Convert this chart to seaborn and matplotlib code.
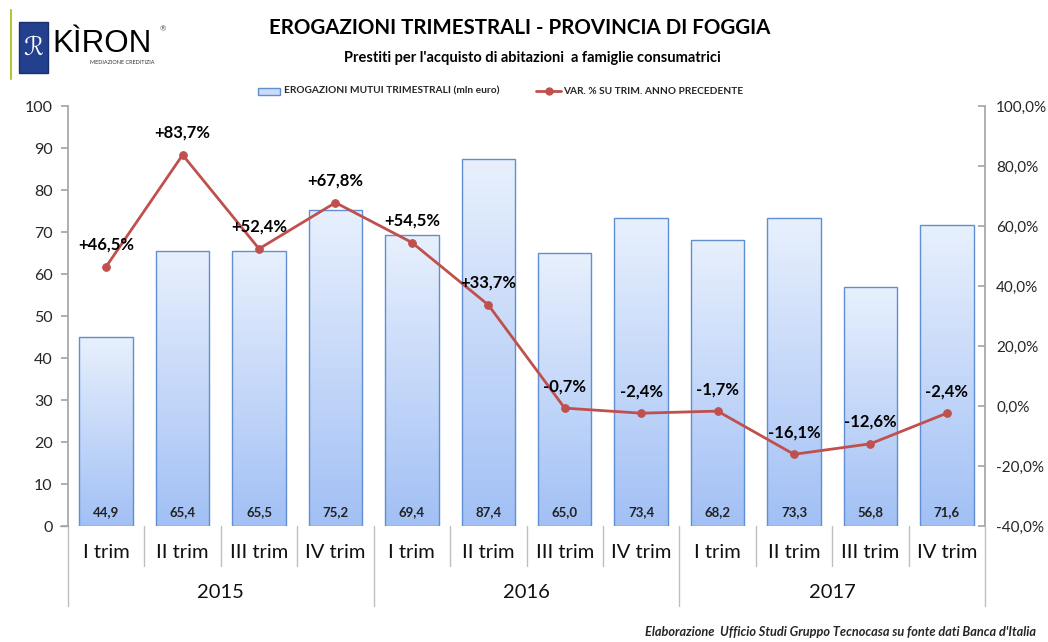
import numpy as np
import pandas as pd
import matplotlib
matplotlib.use("Agg")
import matplotlib.pyplot as plt
import seaborn as sns
from matplotlib.patches import Rectangle
from matplotlib.lines import Line2D
from matplotlib.colors import LinearSegmentedColormap

# ---- data ----
quarters = ["I trim", "II trim", "III trim", "IV trim"] * 3
years = ["2015", "2016", "2017"]
erogazioni = [44.9, 65.4, 65.5, 75.2, 69.4, 87.4, 65.0, 73.4, 68.2, 73.3, 56.8, 71.6]
variazione = [46.5, 83.7, 52.4, 67.8, 54.5, 33.7, -0.7, -2.4, -1.7, -16.1, -12.6, -2.4]
left_ticks = list(range(0, 101, 10))
right_ticks = list(range(-40, 101, 20))

sns.set_theme(style="white")
plt.rcParams["font.family"] = ["Lato", "DejaVu Sans"]

W, H = 1048, 642
fig = plt.figure(figsize=(W / 100, H / 100), dpi=100)
x0, x1, y0, y1 = 68, 985, 106, 526
ax = fig.add_axes([x0 / W, 1 - y1 / H, (x1 - x0) / W, (y1 - y0) / H])

df = pd.DataFrame({"pos": list(range(12)), "val": erogazioni})
sns.barplot(data=df, x="pos", y="val", ax=ax, width=0.7, color="#a9c6f4",
            edgecolor="#5f8fd2", linewidth=1.0, native_scale=True)
ax.set_xlim(-0.5, 11.5)
ax.set_ylim(0, 100)

# gradient fill inside bars
cmap = LinearSegmentedColormap.from_list("g", ["#a2c0f5", "#e8f0fd"])
grad = np.linspace(0, 1, 256).reshape(-1, 1)
for p in list(ax.patches):
    bx, by = p.get_x(), p.get_y()
    bw, bh = p.get_width(), p.get_height()
    im = ax.imshow(grad, cmap=cmap, origin="lower", aspect="auto",
                   extent=[bx, bx + bw, by, by + bh], zorder=1.5)
    im.set_clip_path(p)
    p.set_facecolor("none")
    p.set_zorder(2)
ax.set_xlim(-0.5, 11.5)
ax.set_ylim(0, 100)

for i, v in enumerate(erogazioni):
    ax.text(i, 3.3, f"{v:.1f}".replace(".", ","), ha="center", va="center",
            fontsize=9.5, fontweight="bold", color="#222222", zorder=5)

ax.set_yticks(left_ticks)
ax.set_yticklabels([str(t) for t in left_ticks], fontsize=11.5)
ax.set_xticks([])
ax.set_xlabel("")
ax.set_ylabel("")
for s in ["top", "right", "bottom"]:
    ax.spines[s].set_visible(False)
ax.spines["left"].set_color("#a6a6a6")
ax.tick_params(axis="y", which="both", left=True, length=5, color="#a6a6a6", pad=6)

# secondary axis line
ax2 = ax.twinx()
ldf = pd.DataFrame({"pos": list(range(12)), "var": variazione})
sns.lineplot(data=ldf, x="pos", y="var", ax=ax2, color="#c0504d", linewidth=2.0,
             marker="o", markersize=5.5, markeredgecolor="#c0504d")
ax2.set_ylim(-40, 100)
ax2.set_xlim(-0.5, 11.5)
ax2.set_yticks(right_ticks)
ax2.set_yticklabels([f"{t:.1f}%".replace(".", ",") for t in right_ticks], fontsize=11)
ax2.set_ylabel("")
ax2.set_xlabel("")
for s in ["top", "left", "bottom"]:
    ax2.spines[s].set_visible(False)
ax2.spines["right"].set_color("#a6a6a6")
ax2.tick_params(axis="y", right=True, direction="in", length=5, color="#a6a6a6", pad=8)

for i, v in enumerate(variazione):
    s = (f"+{v:.1f}%" if v > 0 else f"{v:.1f}%").replace(".", ",")
    ax2.annotate(s, (i, v), xytext=(0, 10), textcoords="offset points",
                 ha="center", va="bottom", fontsize=12, fontweight="bold", color="black")

# category axis (two levels)
def fx(px):
    return px / W
def fy(py):
    return 1 - py / H

cw = (x1 - x0) / 12
for k in range(13):
    xp = x0 + k * cw
    bottom = 606 if k % 4 == 0 else 566
    fig.add_artist(Line2D([fx(xp), fx(xp)], [fy(526), fy(bottom)], color="#bfbfbf", lw=1))
fig.add_artist(Line2D([fx(x0 - 8), fx(x0)], [fy(526), fy(526)], color="#a6a6a6", lw=1))
for i, q in enumerate(quarters):
    fig.text(fx(x0 + (i + 0.5) * cw), fy(552), q, ha="center", va="center", fontsize=14.5, color="#111111")
for j, yr in enumerate(years):
    fig.text(fx(x0 + (4 * j + 2) * cw), fy(593), yr, ha="center", va="center", fontsize=14.5, color="#111111")

# titles
fig.text(fx(520), fy(28), "EROGAZIONI TRIMESTRALI - PROVINCIA DI FOGGIA", ha="center", va="center",
         fontsize=14.8, fontweight="bold", color="black")
fig.text(fx(532), fy(58), "Prestiti per l'acquisto di abitazioni  a famiglie consumatrici", ha="center",
         va="center", fontsize=10.5, fontweight="bold", color="black")

# legend
fig.add_artist(Rectangle((fx(258), fy(95)), (280 - 258) / W, 7 / H, facecolor="#c9dcf8",
                         edgecolor="#5f8fd2", lw=1))
fig.text(fx(284), fy(91), "EROGAZIONI MUTUI TRIMESTRALI (mln euro)", ha="left", va="center",
         fontsize=7.3, fontweight="bold")
fig.add_artist(Line2D([fx(536), fx(561)], [fy(91), fy(91)], color="#c0504d", lw=2.0))
fig.add_artist(Line2D([fx(548.5)], [fy(91)], color="#c0504d", marker="o", markersize=5))
fig.text(fx(563), fy(91), "VAR. % SU TRIM. ANNO PRECEDENTE", ha="left", va="center",
         fontsize=7.3, fontweight="bold")

# logo
fig.add_artist(Line2D([fx(11), fx(11)], [fy(10), fy(79)], color="#b8c43a", lw=1.5))
fig.add_artist(Rectangle((fx(19), fy(73)), 29 / W, 51 / H, facecolor="#23408f", edgecolor="#1a2f6b"))
fig.text(fx(33), fy(47), "ℛ", ha="center", va="center", fontsize=18, color="white")
fig.text(fx(52), fy(44), "KÌRON", ha="left", va="center", fontsize=22.5, color="black",
         family=["Liberation Sans", "DejaVu Sans"])
fig.text(fx(160), fy(29), "®", ha="left", va="center", fontsize=5.5, color="#555555")
fig.text(fx(122), fy(62), "MEDIAZIONE CREDITIZIA", ha="center", va="center", fontsize=4, color="#333333")

# footer
fig.text(fx(1036), fy(632), "Elaborazione  Ufficio Studi Gruppo Tecnocasa su fonte dati Banca d'Italia",
         ha="right", va="center", fontsize=9.2, fontweight="bold", style="italic")

fig.savefig("out.png", dpi=100, facecolor="white")
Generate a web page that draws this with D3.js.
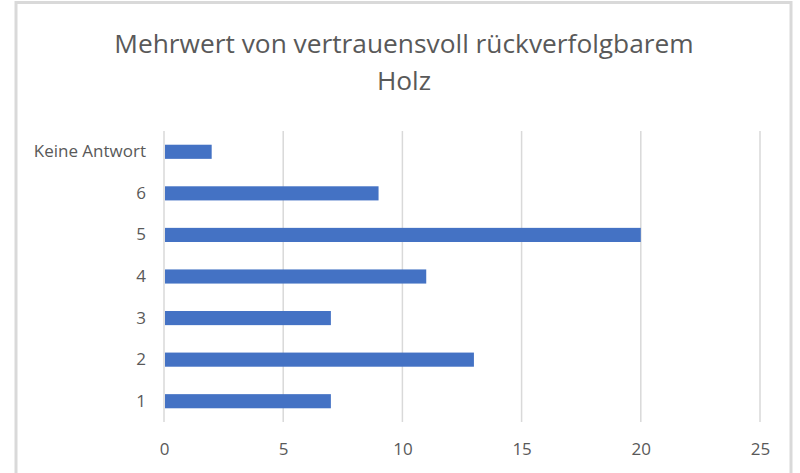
<!DOCTYPE html>
<html><head><meta charset="utf-8">
<script src="https://cdn.jsdelivr.net/npm/d3@7"></script>
<style>body{margin:0;background:#fff}svg{display:block}</style>
</head><body>
<svg id="c" width="800" height="473"></svg>
<script>
const categories = ["Keine Antwort","6","5","4","3","2","1"];
const values = [2,9,20,11,7,13,7];
const xTicks = [0,5,10,15,20,25];
const titleLines = ["Mehrwert von vertrauensvoll rückverfolgbarem","Holz"];

const svg = d3.select("#c");
const font = "'Open Sans', sans-serif";
// frame
svg.append("rect").attr("x",16).attr("y",2.5).attr("width",775).attr("height",480)
  .attr("fill","#fff").attr("stroke","#d9d9d9").attr("stroke-width",3);

const x = d3.scaleLinear().domain([0,25]).range([164,760]);
const y = d3.scaleBand().domain(categories).range([131,422]).paddingInner(0.66).paddingOuter(0.33);

// gridlines
svg.append("g").selectAll("line").data(xTicks).join("line")
  .attr("x1",d=>x(d)).attr("x2",d=>x(d)).attr("y1",131).attr("y2",422)
  .attr("stroke","#d9d9d9").attr("stroke-width",1.5);

// bars
svg.append("g").selectAll("rect").data(values).join("rect")
  .attr("x",x(0)+1).attr("y",(d,i)=>y(categories[i]))
  .attr("width",d=>x(d)-x(0)-1).attr("height",y.bandwidth())
  .attr("fill","#4472C4");

// x axis labels
const xa = svg.append("g").attr("transform","translate(0,422)")
  .call(d3.axisBottom(x).tickValues(xTicks).tickSize(0).tickPadding(21));
xa.select(".domain").remove();
xa.selectAll("text").attr("font-family",font).attr("font-size",17).attr("fill","#595959");

// y axis labels
const ya = svg.append("g").attr("transform","translate(164,0)")
  .call(d3.axisLeft(y).tickSize(0).tickPadding(18));
ya.select(".domain").remove();
ya.selectAll("text").attr("font-family",font).attr("font-size",17).attr("fill","#595959");

// title
svg.append("g").selectAll("text").data(titleLines).join("text")
  .attr("x",404).attr("y",(d,i)=>53+i*37).attr("text-anchor","middle")
  .attr("font-family",font).attr("font-size",26.3).attr("fill","#595959").text(d=>d);
</script>
</body></html>
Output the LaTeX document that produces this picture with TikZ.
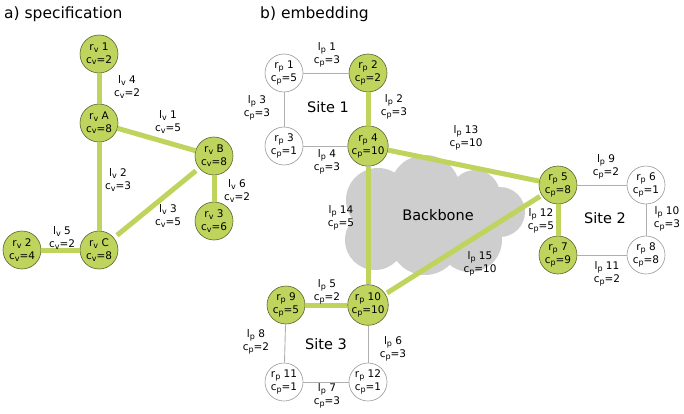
\documentclass[tikz,border=0pt]{standalone}
\usepackage{fontspec}
\setmainfont{DejaVu Sans}
\definecolor{leaf}{RGB}{190,212,92}
\definecolor{leafrim}{RGB}{90,100,50}
\definecolor{cloudgray}{RGB}{206,206,206}
\definecolor{wire}{RGB}{175,175,175}
\newcommand\lo[1]{\raisebox{-0.3ex}{\fontsize{8}{8}\selectfont #1}}
\tikzset{
  used/.style={circle, minimum size=38pt, inner sep=0pt, align=center,
    fill=leaf, draw=leafrim, line width=0.6pt,
    font=\fontsize{10.5}{12.5}\selectfont},
  spare/.style={used, fill=white, draw=gray!80},
  tag/.style={align=center, inner sep=0pt, font=\fontsize{10.5}{13}\selectfont},
  heavy/.style={draw=leaf, line width=5pt},
  light/.style={draw=wire, line width=0.9pt},
  sitename/.style={inner sep=0pt, font=\fontsize{14.5}{16}\selectfont},
  heading/.style={anchor=west, inner sep=0pt, font=\fontsize{15.5}{17}\selectfont}
}
\begin{document}
\begin{tikzpicture}[x=1pt,y=-1pt]
\useasboundingbox (0,0) rectangle (684,414);

% headings
\node[heading] (ta) at (4,14) {a) specification};
\node[heading] (tb) at (260,14) {b) embedding};

% backbone cloud, built from overlapping puffs
\fill[cloudgray]
  (378,200) circle[radius=32pt]
  (425,190) circle[radius=35pt]
  (475,195) circle[radius=25pt]
  (500,212) circle[radius=25pt]
  (375,240) circle[radius=30pt]
  (425,240) circle[radius=35pt]
  (470,240) circle[radius=32pt]
  (430,215) circle[radius=40pt];
\node[sitename] (bbl) at (438,215) {Backbone};

% ---------- a) specification ----------
\node[used] (v1) at (99,54)  {r\lo{v} 1\\c\lo{v}=2};
\node[used] (vA) at (99,123) {r\lo{v} A\\c\lo{v}=8};
\node[used] (vB) at (214,156) {r\lo{v} B\\c\lo{v}=8};
\node[used] (v3) at (214,221) {r\lo{v} 3\\c\lo{v}=6};
\node[used] (v2) at (22,250) {r\lo{v} 2\\c\lo{v}=4};
\node[used] (vC) at (99,250) {r\lo{v} C\\c\lo{v}=8};

\draw[heavy] (v1) -- (vA);
\draw[heavy] (vA) -- (vB);
\draw[heavy] (vA) -- (vC);
\draw[heavy, shorten >=4pt, shorten <=4pt] (vB) -- (vC);
\draw[heavy] (vB) -- (v3);
\draw[heavy] (v2) -- (vC);

\node[tag] (l4) at (127,87)  {l\lo{v} 4\\c\lo{v}=2};
\node[tag] (l1) at (168,122) {l\lo{v} 1\\c\lo{v}=5};
\node[tag] (l2) at (118,180) {l\lo{v} 2\\c\lo{v}=3};
\node[tag] (l3) at (168,216) {l\lo{v} 3\\c\lo{v}=5};
\node[tag] (l6) at (237,191) {l\lo{v} 6\\c\lo{v}=2};
\node[tag] (l5) at (62,238)  {l\lo{v} 5\\c\lo{v}=2};

% ---------- b) embedding ----------
\node[spare] (p1) at (284,73)  {r\lo{p} 1\\c\lo{p}=5};
\node[used]  (p2) at (368,73)  {r\lo{p} 2\\c\lo{p}=2};
\node[spare] (p3) at (284,146) {r\lo{p} 3\\c\lo{p}=1};
\node[used]  (p4) at (368,146) {r\lo{p} 4\\c\lo{p}=10};
\node[used]  (p5) at (558,185) {r\lo{p} 5\\c\lo{p}=8};
\node[spare] (p6) at (646,185) {r\lo{p} 6\\c\lo{p}=1};
\node[used]  (p7) at (558,255) {r\lo{p} 7\\c\lo{p}=9};
\node[spare] (p8) at (646,255) {r\lo{p} 8\\c\lo{p}=8};
\node[used]  (p9) at (286,305) {r\lo{p} 9\\c\lo{p}=5};
\node[used]  (p10) at (368,305) {r\lo{p} 10\\c\lo{p}=10};
\node[spare] (p11) at (284,382) {r\lo{p} 11\\c\lo{p}=1};
\node[spare] (p12) at (368,382) {r\lo{p} 12\\c\lo{p}=1};

% site-internal links
\draw[light] (p1) -- (p2);
\draw[light] (p1) -- (p3);
\draw[light] (p3) -- (p4);
\draw[heavy] (p2) -- (p4);
\draw[light] (p5) -- (p6);
\draw[light] (p6) -- (p8);
\draw[light] (p7) -- (p8);
\draw[heavy] (p5) -- (p7);
\draw[light] (p9) -- (p11);
\draw[light] (p11) -- (p12);
\draw[light] (p10) -- (p12);
\draw[heavy] (p9) -- (p10);

% backbone links
\draw[heavy] (p4) -- (p5);
\draw[heavy] (p4) -- (p10);
\draw[heavy, shorten >=2pt, shorten <=2pt] (p10) -- (p5);

% site names
\node[sitename] (s1) at (328,107) {Site 1};
\node[sitename] (s2) at (605,218) {Site 2};
\node[sitename] (s3) at (326,344) {Site 3};

% link labels
\node[tag] (q1)  at (327,55)  {l\lo{p} 1\\c\lo{p}=3};
\node[tag] (q2)  at (394,107) {l\lo{p} 2\\c\lo{p}=3};
\node[tag] (q3)  at (257,108) {l\lo{p} 3\\c\lo{p}=3};
\node[tag] (q4)  at (327,162) {l\lo{p} 4\\c\lo{p}=3};
\node[tag] (q5)  at (327,292) {l\lo{p} 5\\c\lo{p}=2};
\node[tag] (q6)  at (393,349) {l\lo{p} 6\\c\lo{p}=3};
\node[tag] (q7)  at (327,396) {l\lo{p} 7\\c\lo{p}=3};
\node[tag] (q8)  at (256,342) {l\lo{p} 8\\c\lo{p}=2};
\node[tag] (q9)  at (606,167) {l\lo{p} 9\\c\lo{p}=2};
\node[tag] (q10) at (667,219) {l\lo{p} 10\\c\lo{p}=3};
\node[tag] (q11) at (607,274) {l\lo{p} 11\\c\lo{p}=2};
\node[tag] (q12) at (541,221) {l\lo{p} 12\\c\lo{p}=5};
\node[tag] (q13) at (466,138) {l\lo{p} 13\\c\lo{p}=10};
\node[tag] (q14) at (341,218) {l\lo{p} 14\\c\lo{p}=5};
\node[tag] (q15) at (480,264) {l\lo{p} 15\\c\lo{p}=10};
\end{tikzpicture}
\end{document}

..........

▶ [TASK DETAILS]:
Select every line of the records holding the string "matplotlib".

▶ [FINAL RESULT]:
Convert this chart to seaborn and matplotlib code.
import matplotlib
matplotlib.use("Agg")
import matplotlib.pyplot as plt
from matplotlib.patches import Rectangle
from matplotlib.lines import Line2D
from matplotlib.colors import LinearSegmentedColormap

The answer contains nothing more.